IMPORTANT - The town's historical centre, monuments and museums are partially accessible due to the 2016 earthquake. For further information, please write to Marche Region's Tourism freephone number (email@example.com) or contact Mogliano's town hall at +39-0733.559840, e-mail: firstname.lastname@example.org
A journey through Mogliano’s history and art
The town has an eighteenth-century layout. The once mighty fortress built by Fildesmido only left its reconstructed ramparts, which are a real scenic balcony.
The church of St. Gregory the Great features a grand entrance staircase dating back to 1762, while the church of Santa Maria di Piazza housed Lorenzo Lotto's altarpiece, Madonna in gloria e i santi Giovanni Battista, Antonio da Padova, Maria Maddalena e Giuseppe ("Madonna in gloria and saints John the Baptist, Anthony of Padua, Mary Magdalene and Joseph"), now moved to Mogliano's Museum of Sacred Art (MASM), located above the 15th century Oratory of the Madonna della Misericordia. Outside the walls is the Sanctuary of the Holy Crucifix, built by Giuseppe Lucatelli, and the Museo delle Terre Artigiane (Museum of Craftsmen's Lands) which highlights the fine art of wicker, bamboo cane and leather craftsmanship. In the countryside, near the river Ete Morto, is the church of the Holy Crucifix (1579), with a small Renaissance temple, owned by the Confraternita del Sacramento ("Confraternity of the Sacrament").
The IME - The Marches Food and Wine Institute recommends:
Colli Maceratesi Doc
These wines, both red and white, are an expression of native grapes with universal values typical of the area where they are produced. These are the monks' wines, which later became the sharecroppers' wines. The Colli Maceratesi Red wine is pleasant, dry and balanced, while the Colli Maceratesi White wine should be drunk young to enjoy freshness, crispness and fragrance. The taste is dry with soft fresh fruity scents. In areas where the grapes enjoy longer exposure to the sun, the taste has hints of citrus fruits.

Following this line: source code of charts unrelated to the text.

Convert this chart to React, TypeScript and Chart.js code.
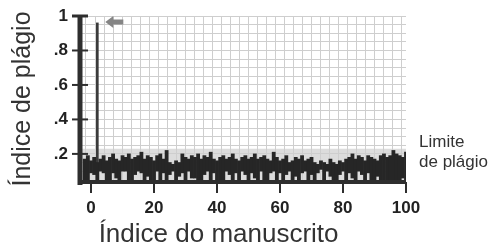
import { useEffect, useRef } from 'react';
import { Chart, registerables } from 'chart.js';

Chart.register(...registerables);

// ---- Data ----
const X_START = -2; // first manuscript index shown
const highs = [
  0.17, 0.19, 0.16, 0.18, 0.15, 0.17, 0.19, 0.16, 0.18, 0.20,
  0.17, 0.16, 0.19, 0.18, 0.20, 0.17, 0.18, 0.19, 0.21, 0.17,
  0.19, 0.18, 0.16, 0.19, 0.20, 0.17, 0.22, 0.15, 0.14, 0.16,
  0.15, 0.20, 0.18, 0.17, 0.19, 0.18, 0.20, 0.17, 0.19, 0.18,
  0.21, 0.17, 0.16, 0.18, 0.19, 0.17, 0.18, 0.20, 0.17, 0.16,
  0.18, 0.19, 0.17, 0.18, 0.20, 0.17, 0.18, 0.19, 0.17, 0.16,
  0.21, 0.18, 0.16, 0.17, 0.19, 0.15, 0.16, 0.18, 0.17, 0.19,
  0.16, 0.17, 0.18, 0.15, 0.14, 0.16, 0.15, 0.14, 0.17, 0.15,
  0.14, 0.16, 0.15, 0.17, 0.18, 0.20, 0.17, 0.19, 0.18, 0.16,
  0.19, 0.18, 0.17, 0.16, 0.19, 0.20, 0.18, 0.19, 0.22, 0.20,
  0.19, 0.18, 0.21,
];
const lows = [
  0.02, 0.02, 0.09, 0.08, 0.02, 0.10, 0.09, 0.03, 0.02, 0.09,
  0.06, 0.02, 0.10, 0.10, 0.04, 0.02, 0.08, 0.10, 0.09, 0.03,
  0.07, 0.02, 0.02, 0.10, 0.05, 0.09, 0.02, 0.08, 0.10, 0.02,
  0.07, 0.09, 0.02, 0.10, 0.06, 0.06, 0.02, 0.03, 0.08, 0.10,
  0.02, 0.09, 0.05, 0.02, 0.02, 0.10, 0.08, 0.03, 0.09, 0.02,
  0.10, 0.08, 0.02, 0.09, 0.06, 0.03, 0.10, 0.02, 0.02, 0.09,
  0.10, 0.04, 0.09, 0.02, 0.08, 0.10, 0.03, 0.07, 0.02, 0.09,
  0.10, 0.02, 0.08, 0.05, 0.09, 0.11, 0.02, 0.10, 0.07, 0.02,
  0.03, 0.08, 0.10, 0.02, 0.09, 0.06, 0.02, 0.10, 0.08, 0.03,
  0.09, 0.02, 0.02, 0.07, 0.02, 0.02, 0.02, 0.05, 0.02, 0.02,
  0.02, 0.06, 0.02,
];
const spikeX = [2];
const spikeY = [0.96];
const plagiarismLimit = 0.23;
const xTickLabels = [0, 20, 40, 60, 80, 100];
const yTickLabels = [0.2, 0.4, 0.6, 0.8, 1];
const xTitle = 'Índice do manuscrito';
const yTitle = 'Índice de plágio';
const limitLabel = ['Limite', 'de plágio'];

const X_MIN = -3.5;
const X_MAX = 100;
const Y_MIN = 0.037;
const Y_MAX = 1;
const FONT = '"Liberation Sans", Arial, sans-serif';

const isNear = (v: number, list: number[]) => list.some((t) => Math.abs(t - v) < 1e-6);

export default function App() {
  const ref = useRef<HTMLCanvasElement | null>(null);

  useEffect(() => {
    if (!ref.current) return;

    const decor = {
      id: 'decor',
      beforeDraw(chart: any) {
        const { ctx, chartArea: a, scales } = chart;
        const y = scales.y;
        ctx.save();
        ctx.fillStyle = '#ffffff';
        ctx.fillRect(0, 0, chart.width, chart.height);
        const yl = y.getPixelForValue(plagiarismLimit);
        ctx.fillStyle = '#dcdcdc';
        ctx.fillRect(a.left, yl, a.right - a.left, a.bottom - yl);
        ctx.restore();
      },
      afterDraw(chart: any) {
        const { ctx, chartArea: a, scales } = chart;
        const x = scales.x;
        const y = scales.y;
        ctx.save();
        ctx.strokeStyle = '#2e2e2e';
        ctx.lineCap = 'butt';
        // y axis line
        ctx.lineWidth = 5;
        ctx.beginPath();
        ctx.moveTo(a.left, y.getPixelForValue(Y_MAX) - 1);
        ctx.lineTo(a.left, a.bottom + 3);
        ctx.stroke();
        // y ticks crossing the axis
        yTickLabels.forEach((v) => {
          const py = y.getPixelForValue(v);
          ctx.lineWidth = v === 1 ? 3 : 2;
          ctx.beginPath();
          ctx.moveTo(a.left - 8, py);
          ctx.lineTo(a.left + 8, py);
          ctx.stroke();
        });
        // x axis line
        ctx.lineWidth = 4;
        ctx.beginPath();
        ctx.moveTo(a.left, a.bottom);
        ctx.lineTo(a.right, a.bottom);
        ctx.stroke();
        // x ticks
        ctx.lineWidth = 2;
        xTickLabels.forEach((v) => {
          const px = x.getPixelForValue(v);
          ctx.beginPath();
          ctx.moveTo(px, a.bottom);
          ctx.lineTo(px, a.bottom + 11);
          ctx.stroke();
        });
        // arrow pointing at the spike
        const tipX = x.getPixelForValue(spikeX[0]) + 8;
        const tipY = y.getPixelForValue(spikeY[0]) - 1;
        ctx.fillStyle = '#858585';
        ctx.beginPath();
        ctx.moveTo(tipX, tipY);
        ctx.lineTo(tipX + 8, tipY - 6);
        ctx.lineTo(tipX + 8, tipY - 2.5);
        ctx.lineTo(tipX + 18, tipY - 2.5);
        ctx.lineTo(tipX + 18, tipY + 2.5);
        ctx.lineTo(tipX + 8, tipY + 2.5);
        ctx.lineTo(tipX + 8, tipY + 6);
        ctx.closePath();
        ctx.fill();
        // limit label
        const yl = y.getPixelForValue(plagiarismLimit);
        ctx.fillStyle = '#333333';
        ctx.font = `17px ${FONT}`;
        ctx.textAlign = 'left';
        ctx.textBaseline = 'middle';
        ctx.fillText(limitLabel[0], a.right + 13, yl - 6);
        ctx.fillText(limitLabel[1], a.right + 13, yl + 14);
        // x title
        ctx.font = `26px ${FONT}`;
        ctx.textAlign = 'center';
        ctx.textBaseline = 'alphabetic';
        ctx.fillText(xTitle, x.getPixelForValue(40.5), chart.height - 6);
        ctx.restore();
      },
    };

    const chart = new Chart(ref.current, {
      type: 'bar',
      data: {
        datasets: [
          {
            label: 'Índice',
            data: highs.map((h, i) => ({ x: X_START + i, y: [lows[i], h] })) as any,
            backgroundColor: '#262626',
            borderWidth: 0,
            barPercentage: 1,
            categoryPercentage: 1,
            grouped: false,
          } as any,
          {
            label: 'Pico',
            data: spikeX.map((sx, i) => ({ x: sx, y: [Y_MIN, spikeY[i]] })) as any,
            backgroundColor: '#3a3a3a',
            borderWidth: 0,
            barThickness: 2,
            grouped: false,
          } as any,
        ],
      },
      options: {
        animation: false,
        responsive: true,
        maintainAspectRatio: false,
        layout: { padding: { left: 0, top: 16, right: 91, bottom: 0 } },
        plugins: { legend: { display: false }, tooltip: { enabled: false } },
        scales: {
          x: {
            type: 'linear',
            min: X_MIN,
            max: X_MAX,
            offset: false,
            border: { display: false },
            grid: { color: '#cecece', lineWidth: 1, drawTicks: false },
            ticks: {
              stepSize: 20 / 7,
              autoSkip: false,
              maxRotation: 0,
              padding: 16,
              color: '#222222',
              font: { family: FONT, size: 17, weight: 'bold' },
              callback: (v: any) => (isNear(Number(v), xTickLabels) ? String(Math.round(Number(v))) : ''),
            },
            afterFit: (s: any) => {
              s.height = 66;
            },
          },
          y: {
            type: 'linear',
            min: Y_MIN,
            max: Y_MAX,
            border: { display: false },
            grid: { color: '#cecece', lineWidth: 1, drawTicks: true, tickLength: 10, tickColor: 'rgba(0,0,0,0)' },
            ticks: {
              stepSize: 0.05,
              autoSkip: false,
              padding: 2,
              color: '#222222',
              font: { family: FONT, size: 17, weight: 'bold' },
              callback: (v: any) => {
                const n = Number(v);
                if (!isNear(n, yTickLabels)) return '';
                return n >= 0.999 ? '1' : '.' + Math.round(n * 10);
              },
            },
            title: {
              display: true,
              text: yTitle,
              color: '#333333',
              font: { family: FONT, size: 25 },
              padding: { top: 8, bottom: 0 },
            },
            afterFit: (s: any) => {
              s.width = 80;
            },
          },
        },
      } as any,
      plugins: [decor],
    });

    return () => chart.destroy();
  }, []);

  return (
    <div style={{ position: 'fixed', left: 0, top: 0, width: 497, height: 248, background: '#fff' }}>
      <canvas ref={ref} />
    </div>
  );
}
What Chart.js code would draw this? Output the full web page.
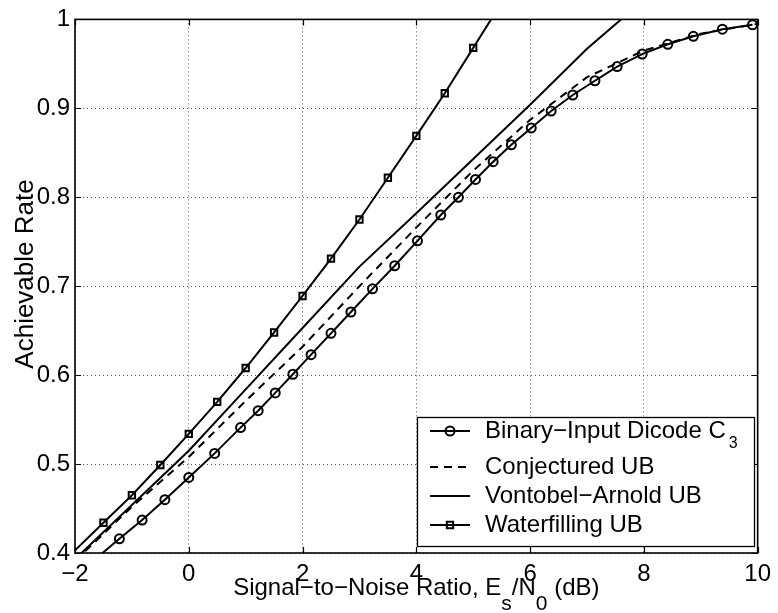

Ciauscolo, also known as ciavuscolo or ciabuscolo, is certainly a "family jewel" of Marche region's pork butchery. It can be immediately told apart from other cured meats because it is a meat spread. For this reason, many compare it to an extraordinarily tasty pâté. Its scent is delicate, aromatic, typical, firm and spicy. Its origin is lost in the mists of time and goes back to the traditional farming practice of processing pork.